In Part 3, Muhaimin invites the readers to envision the history of the nation; the beginnings and the conflicts confronting the making of modern Malaysia. The metaphorical title, Sejarah yang Karam (the History that Sank, lit translate) personifies the shades and richness of the Malay language and which the author seems to wrap upon readers’ consciousness to remind them of their duty to uphold, to celebrate the history and ownership of the nation;
Malaysia ini negara kita. Saya, kamu dan dia adalah sama. Semuanya ialah penghuni negara bertuah dan merdeka ini. Nama negara saya, kamu dan dia ialah Malaysia (p. 157).

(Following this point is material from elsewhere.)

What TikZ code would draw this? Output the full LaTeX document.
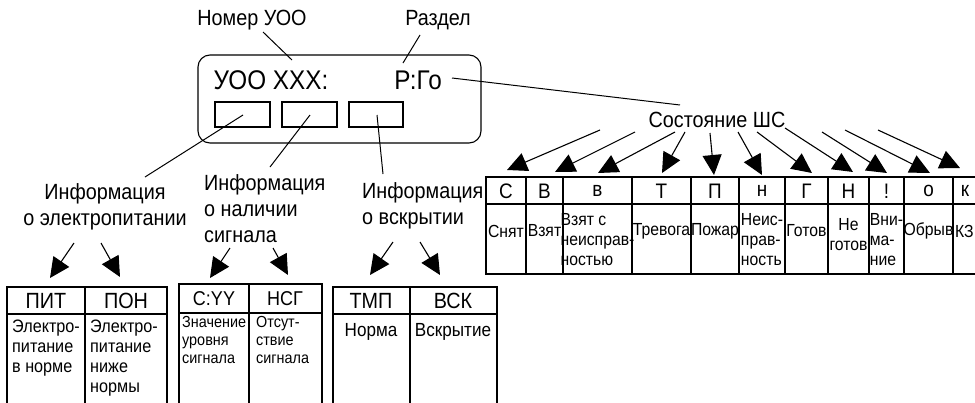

This book is light reading yet thought-provoking. It scopes the very dense topic of culture, identity and nationhood within a short collection of articles that the readers can decide to read and leave without feeling disconnected. As an academic, politician and poet, Muhaimin was able to inject nuances of these three dimensions in the book. Readers are reminded that this is not an academic book on culture and identity. However, it has great potential to be developed and pursued if the author so wishes to expand it as an academic source for researchers and students.